Recovery of a region after disaster is measured by the return to normalization, and that is reliant, in large part, on the business community re-establishing itself.
It’s not always easy after a disaster, and many small businesses never recover. Dun & Bradstreet is well-quipped to use data and analysis to help cities and states develop resilience as demonstrated with its recent economic analysis after Hurricane Matthew.
The firm was approached by Michael Sprayberry, North Carolina’s director of emergency management, to conduct an economic impact analysis after the hurricane hit the region in 2016.

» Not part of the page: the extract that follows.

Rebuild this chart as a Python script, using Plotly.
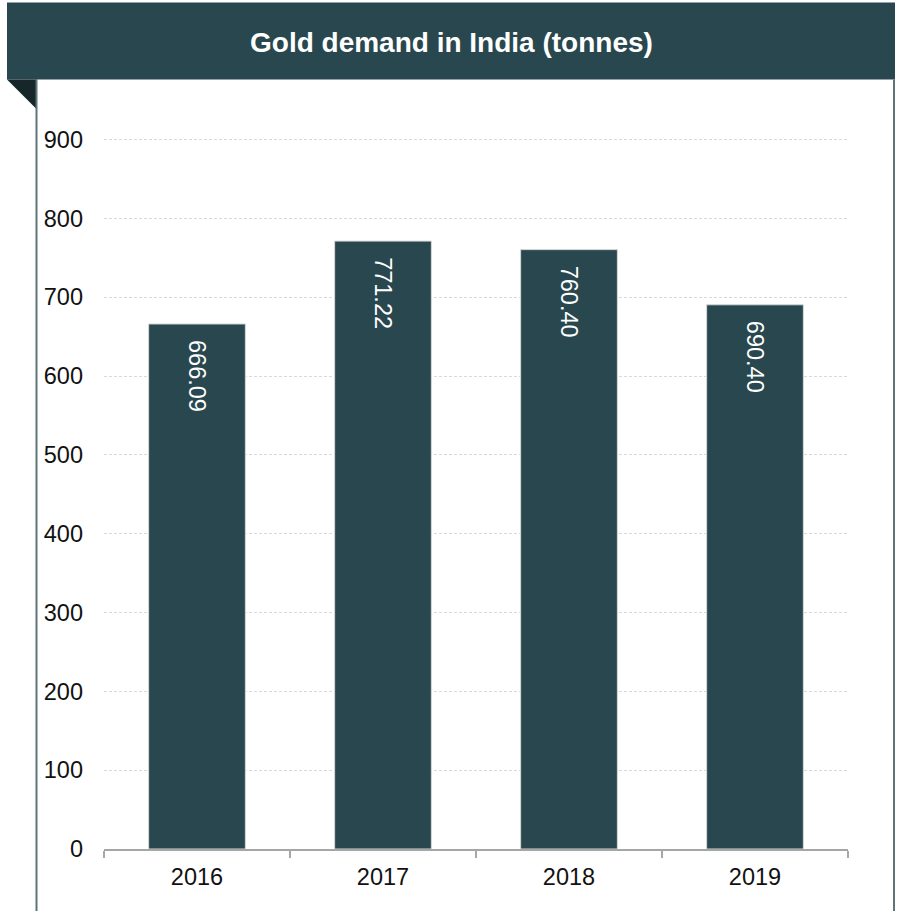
import plotly.graph_objects as go

years = ["2016", "2017", "2018", "2019"]
demand = [666.09, 771.22, 760.40, 690.40]
labels = ["666.09", "771.22", "760.40", "690.40"]
y_ticks = [0, 100, 200, 300, 400, 500, 600, 700, 800, 900]

W, H = 897, 911
Y_MAX = 902
ZERO_PX, TOP_PX = 849, 140
unit = (ZERO_PX - TOP_PX) / 900
ML, MR = 104, 49
MB = H - ZERO_PX
MT = ZERO_PX - Y_MAX * unit
PW = W - ML - MR
PH = H - MT - MB

def px(x):
    return (x - ML) / PW

def py(y):
    return (H - MB - y) / PH

HEAD = "#29474E"
FOLD = "#172629"
BORDER = "#5E7479"
FONT = "Liberation Sans, Arial, sans-serif"

fig = go.Figure(go.Bar(
    x=years, y=demand, text=labels, texttemplate="  %{text}",
    textposition="inside", insidetextanchor="end", textangle=90,
    textfont=dict(color="white", size=23.5, family=FONT),
    marker=dict(color=HEAD, line=dict(color="#d9d9d9", width=1)),
    width=0.52, hoverinfo="skip",
))

shapes = [
    dict(type="rect", xref="paper", yref="paper", x0=px(7), x1=px(895), y0=py(80), y1=py(3),
         fillcolor=HEAD, line=dict(width=0), layer="above"),
    dict(type="path", xref="paper", yref="paper",
         path=f"M {px(7)} {py(80)} L {px(37)} {py(80)} L {px(37)} {py(110)} Z",
         fillcolor=FOLD, line=dict(width=0), layer="above"),
    dict(type="line", xref="paper", yref="paper", x0=px(36.5), x1=px(36.5), y0=py(80), y1=py(912),
         line=dict(color=BORDER, width=2)),
    dict(type="line", xref="paper", yref="paper", x0=px(894), x1=px(894), y0=py(80), y1=py(912),
         line=dict(color=BORDER, width=2)),
]

fig.update_layout(
    width=W, height=H,
    margin=dict(l=ML, r=MR, t=MT, b=MB, pad=0),
    paper_bgcolor="white", plot_bgcolor="white",
    showlegend=False,
    shapes=shapes,
    annotations=[dict(text="<b>Gold demand in India (tonnes)</b>", xref="paper", yref="paper",
                      x=px(451), y=py(43), xanchor="center", yanchor="middle", showarrow=False,
                      font=dict(color="white", size=28, family=FONT))],
    font=dict(family=FONT, size=23, color="#111111"),
    xaxis=dict(type="category", range=[-0.5, 3.5], showgrid=False,
               showline=True, linecolor="#a6a6a6", linewidth=2,
               ticks="outside", tickson="boundaries", ticklen=7, tickcolor="#a6a6a6", tickwidth=2,
               tickfont=dict(size=23.5, color="#111111"), ticklabelstandoff=6),
    yaxis=dict(range=[0, Y_MAX], tickvals=y_ticks, showline=False, ticks="",
               showgrid=True, gridcolor="#d9d9d9", griddash="3px,2px", gridwidth=1,
               zeroline=False, tickfont=dict(size=23.5, color="#111111"), ticklabelstandoff=20),
)

fig.write_html("out.html", config={"displayModeBar": False},
               post_script="document.body.style.margin='0';document.body.style.padding='0';")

Dun & Bradstreet looked at economic viability before the storm and afterward — to get data on how the storm impacted jobs, sales, loss of businesses and ultimately the state’s GDP. The analysis looked at an impact area before and after with the goal of deriving at the best ways to spend money before a disaster, and where, to facilitate the best recovery.

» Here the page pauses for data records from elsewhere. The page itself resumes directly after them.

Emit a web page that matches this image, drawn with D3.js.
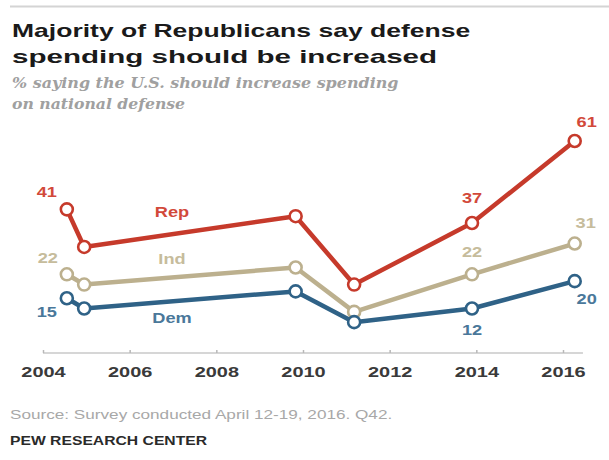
<!DOCTYPE html>
<html>
<head>
<meta charset="utf-8">
<script src="https://cdn.jsdelivr.net/npm/d3@7"></script>
<style>
  html, body { margin: 0; padding: 0; background: #fff; }
  svg { display: block; }
</style>
</head>
<body>
<svg id="chart" width="609" height="460"></svg>
<script>
// Survey dates (fractional years) and share saying defense spending should be increased
const surveyDates = [2004.55, 2004.95, 2009.83, 2011.18, 2013.9, 2016.27];
const repValues = [41, 30, 39, 19, 37, 61];
const indValues = [22, 19, 24, 11, 22, 31];
const demValues = [15, 12, 17, 8, 12, 20];
const seriesNames = ["Rep", "Ind", "Dem"];
const tickYears = [2004, 2006, 2008, 2010, 2012, 2014, 2016];
// which points carry a value label
const labelledPoints = [0, 4, 5];

const titleLines = ["Majority of Republicans say defense", "spending should be increased"];
const subtitleLines = ["% saying the U.S. should increase spending", "on national defense"];
const sourceText = "Source: Survey conducted April 12-19, 2016. Q42.";
const creditText = "PEW RESEARCH CENTER";

const svg = d3.select("#chart");
const SX = 1.3; // horizontal glyph stretch

const style = {
  Rep: { line: "#c63a2b", label: "#d2493a",
         valueOffsets: [[-20, -12], [0, -20], [12, -14]], nameOffset: -17 },
  Ind: { line: "#bcb08e", label: "#c6bc9c",
         valueOffsets: [[-19, -11], [0, -17], [11, -16]], nameOffset: -13 },
  Dem: { line: "#2f6287", label: "#4a789a",
         valueOffsets: [[-20, 19], [0, 27], [12, 23]], nameOffset: 22 }
};
const valuesBySeries = { Rep: repValues, Ind: indValues, Dem: demValues };

function addText(parent, x, y, str, opts) {
  const t = parent.append("text")
    .attr("transform", `translate(${x},${y}) scale(${opts.sx || SX},1)`)
    .attr("text-anchor", opts.anchor || "start")
    .attr("font-family", opts.family || "'Liberation Sans', Arial, sans-serif")
    .attr("font-size", opts.size)
    .attr("font-weight", opts.weight || "normal")
    .attr("font-style", opts.italic ? "italic" : "normal")
    .attr("fill", opts.fill || "#000")
    .text(str);
  if (opts.width) {
    const w = t.node().getComputedTextLength();
    t.attr("transform", `translate(${x},${y}) scale(${opts.width / w},1)`);
  }
  return t;
}

// top rule
svg.append("line")
  .attr("x1", 10).attr("x2", 609).attr("y1", 6.5).attr("y2", 6.5)
  .attr("stroke", "#d4d4d4").attr("stroke-width", 2);

// title
titleLines.forEach((s, i) => addText(svg, 12, 37 + i * 26, s, {
  size: 18, weight: "bold", fill: "#1a1a1a", width: i === 0 ? 458 : 425
}));

// subtitle
subtitleLines.forEach((s, i) => addText(svg, 12, 88 + i * 21, s, {
  size: 14, weight: "bold", italic: true, fill: "#a0a0a0",
  family: "'DejaVu Serif', 'Liberation Serif', serif", width: i === 0 ? 386 : 173
}));

// scales
const x = d3.scaleLinear().domain([2004, 2016]).range([43, 563]);
const y = d3.scaleLinear().domain([0, 61]).range([349.5, 141]);
const axisY = 353;

// x axis
const axisG = svg.append("g").attr("transform", `translate(0,${axisY})`);
axisG.call(d3.axisBottom(x).tickValues(tickYears).tickFormat(d3.format("d"))
  .tickSizeInner(-3).tickSizeOuter(0).tickPadding(0));
axisG.select(".domain").attr("stroke", "#c8c8c8").attr("stroke-width", 1.5)
  .attr("d", `M${x(2004)},0H${x(2016.46)}`);
axisG.selectAll(".tick line").attr("stroke", "#b8b8b8").attr("stroke-width", 1.5);
axisG.selectAll(".tick text").remove();
axisG.selectAll(".tick").each(function (d) {
  addText(d3.select(this), 0, 24, String(d), {
    size: 15, weight: "bold", fill: "#3a3a3a", anchor: "middle", sx: 1.33
  });
});

// lines and markers
const line = d3.line().x((d, i) => x(surveyDates[i])).y(d => y(d));

seriesNames.forEach(name => {
  const vals = valuesBySeries[name];
  const st = style[name];
  const g = svg.append("g");
  g.append("path").datum(vals)
    .attr("d", line)
    .attr("fill", "none")
    .attr("stroke", st.line)
    .attr("stroke-width", 4.5)
    .attr("stroke-linejoin", "round");
  g.selectAll("circle").data(vals).join("circle")
    .attr("cx", (d, i) => x(surveyDates[i]))
    .attr("cy", d => y(d))
    .attr("r", 6)
    .attr("fill", "#fff")
    .attr("stroke", st.line)
    .attr("stroke-width", 2.6);

  // value labels
  labelledPoints.forEach((idx, k) => {
    const [dx, dy] = st.valueOffsets[k];
    addText(g, x(surveyDates[idx]) + dx, y(vals[idx]) + dy, String(vals[idx]), {
      size: 14, weight: "bold", fill: st.label, anchor: "middle", sx: 1.3
    });
  });

  // series name on the 2004-2009 segment
  const t = 2007;
  const f = (t - surveyDates[1]) / (surveyDates[2] - surveyDates[1]);
  const ly = y(vals[1] + f * (vals[2] - vals[1]));
  addText(g, x(t) - 1, ly + st.nameOffset, name, {
    size: 14, weight: "bold", fill: st.label, anchor: "middle", sx: 1.3
  });
});

// footer
addText(svg, 10, 419, sourceText, { size: 12, fill: "#a8a8a8", width: 382 });
addText(svg, 10, 445, creditText, { size: 12, weight: "bold", fill: "#2a2a2a", width: 197 });
</script>
</body>
</html>
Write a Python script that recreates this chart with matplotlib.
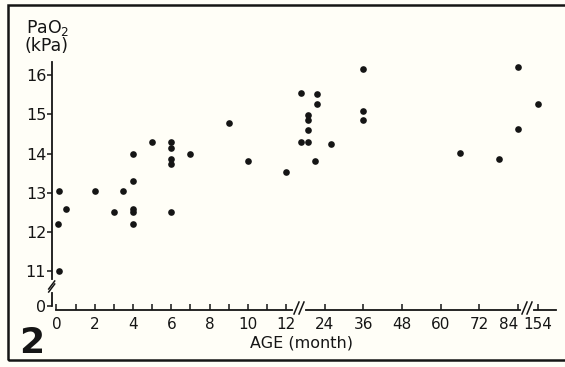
import numpy as np
import matplotlib
matplotlib.use("Agg")
import matplotlib.pyplot as plt
from matplotlib.patches import Rectangle
from matplotlib.lines import Line2D

# ---------------- data ----------------
age_months = [0.15, 0.1, 0.15, 0.5, 2, 3, 3.5,
              4, 4, 4, 4, 4,
              5, 6, 6, 6, 6, 6, 7, 9, 10, 12,
              16.7, 21.5, 21.5, 18.9, 18.9, 18.9, 16.7, 18.9, 20.9, 26,
              36, 36, 36, 66, 78, 84, 84, 154]
pao2_kpa = [13.05, 12.2, 11.0, 12.6, 13.05, 12.5, 13.05,
            14.0, 13.3, 12.6, 12.5, 12.2,
            14.3, 14.3, 14.15, 13.87, 13.73, 12.5, 14.0, 14.77, 13.82, 13.52,
            15.53, 15.52, 15.25, 14.98, 14.86, 14.61, 14.3, 14.3, 13.8, 14.24,
            16.15, 15.08, 14.85, 14.02, 13.85, 14.62, 16.2, 15.27]

x_tick_values = [0, 1, 2, 3, 4, 5, 6, 7, 8, 9, 10, 11, 12, 24, 36, 48, 60, 72, 84, 154]
x_tick_labels = ["0", "", "2", "", "4", "", "6", "", "8", "", "10", "", "12",
                 "24", "36", "48", "60", "72", "84", "154"]
y_tick_values = [0, 11, 12, 13, 14, 15, 16]
y_tick_labels = ["0", "11", "12", "13", "14", "15", "16"]

# ---------------- broken-axis scales ----------------
XM = [-1, 0, 12, 84, 154, 200]
XP = [37.4, 56.5, 286.0, 518.0, 538.0, 538.0 + 46 * 3.22]

def xf(v):
    return np.interp(v, XM, XP)

def xi(p):
    return np.interp(p, XP, XM)

YV = [-1, 0, 11, 17]
YU = [9.12, 10.12, 11.0, 17.0]

def yf(v):
    return np.interp(v, YV, YU)

def yi(u):
    return np.interp(u, YU, YV)

W, H = 565, 367
BG = "#fffef7"
INK = "#151515"

plt.rcParams["font.family"] = ["DejaVu Sans"]
plt.rcParams["mathtext.default"] = "regular"

fig = plt.figure(figsize=(W / 100, H / 100), dpi=100, facecolor=BG)
ax_left, ax_right, ax_top, ax_bottom = 51.7, 556.0, 62.0, 310.0
ax = fig.add_axes([ax_left / W, (H - ax_bottom) / H,
                   (ax_right - ax_left) / W, (ax_bottom - ax_top) / H])
ax.set_facecolor(BG)
ax.set_xscale("function", functions=(xf, xi))
ax.set_yscale("function", functions=(yf, yi))
ax.set_xlim(xi(ax_left), xi(ax_right))
ax.set_ylim(yi(10.12 - 4 / 39.3), yi(16.0 + 13 / 39.3))

ax.plot(age_months, pao2_kpa, "o", color=INK, ms=4.8, mew=0, clip_on=False)

for s in ["top", "right"]:
    ax.spines[s].set_visible(False)
for s in ["left", "bottom"]:
    ax.spines[s].set_linewidth(1.3)
    ax.spines[s].set_color(INK)
ax.spines["left"].set_bounds(0, ax.get_ylim()[1])
ax.spines["bottom"].set_bounds(0, ax.get_xlim()[1])

ax.set_xticks(x_tick_values)
ax.set_xticklabels(x_tick_labels)
ax.set_yticks(y_tick_values)
ax.set_yticklabels(y_tick_labels)
ax.xaxis.set_minor_locator(matplotlib.ticker.NullLocator())
ax.yaxis.set_minor_locator(matplotlib.ticker.NullLocator())
ax.tick_params(axis="x", direction="in", length=4, width=1.1, colors=INK,
               labelsize=11, pad=5)
ax.tick_params(axis="y", direction="out", length=3.5, width=1.1, colors=INK,
               labelsize=11.5, pad=0.5)
xlabels = ax.get_xticklabels()
xlabels[-2].set_horizontalalignment("right")
xlabels[-1].set_horizontalalignment("center")

# ---------------- axis breaks ----------------
aw = ax_right - ax_left
ah = ax_bottom - ax_top

def fx(px):
    return (px - ax_left) / aw

def fy(py):
    return (ax_bottom - py) / ah

tr = ax.transAxes
for bx in [299.0, 527.0]:
    ax.add_line(Line2D([fx(bx - 4), fx(bx + 4)], [0, 0], transform=tr,
                       color=BG, lw=3, clip_on=False, zorder=5))
    for off in (-2.5, 2.5):
        ax.add_line(Line2D([fx(bx + off - 2.5), fx(bx + off + 2.5)],
                           [fy(314), fy(302)], transform=tr, color=INK,
                           lw=1.1, clip_on=False, zorder=6))
# y-axis break
ax.add_line(Line2D([0, 0], [fy(290), fy(282)], transform=tr,
                   color=BG, lw=3, clip_on=False, zorder=5))
ax.add_line(Line2D([fx(ax_left - 3), fx(ax_left + 3)], [fy(289), fy(281)],
                   transform=tr, color=INK, lw=1.1, clip_on=False, zorder=6))
ax.add_line(Line2D([fx(ax_left - 3), fx(ax_left + 3)], [fy(292), fy(284)],
                   transform=tr, color=INK, lw=1.1, clip_on=False, zorder=6))

# ---------------- texts ----------------
fig.text(26 / W, 1 - 33 / H, "PaO$_2$", fontsize=12.5, color=INK,
         ha="left", va="baseline")
fig.text(25 / W, 1 - 51 / H, "(kPa)", fontsize=12.5, color=INK,
         ha="left", va="baseline")
fig.text(301 / W, 1 - 348 / H, "AGE (month)", fontsize=11.5, color=INK,
         ha="center", va="baseline")
fig.text(32 / W, 1 - 353 / H, "2", fontsize=26, fontweight="bold",
         color=INK, ha="center", va="baseline")

# frame
fig.patches.append(Rectangle((8 / W, 1 - 360 / H), (570 - 8) / W, (360 - 5) / H,
                             transform=fig.transFigure, fill=False,
                             edgecolor=INK, lw=1.8))

fig.savefig("out.png", dpi=100, facecolor=BG)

“We are able to do the custom modelling using data on where to spend money and provide a better insight on what would drive economic growth and help bring back those communities quicker,” said Bill Pastro, Dun & Bradstreet’s Senior Vice President of North American Government Solutions.
Dun & Bradstreet also worked with FEMA on analyzing economic information following hurricanes Harvey, Irma and Maria in 2017, providing economic baseline information to help FEMA assess the impacts in certain zones.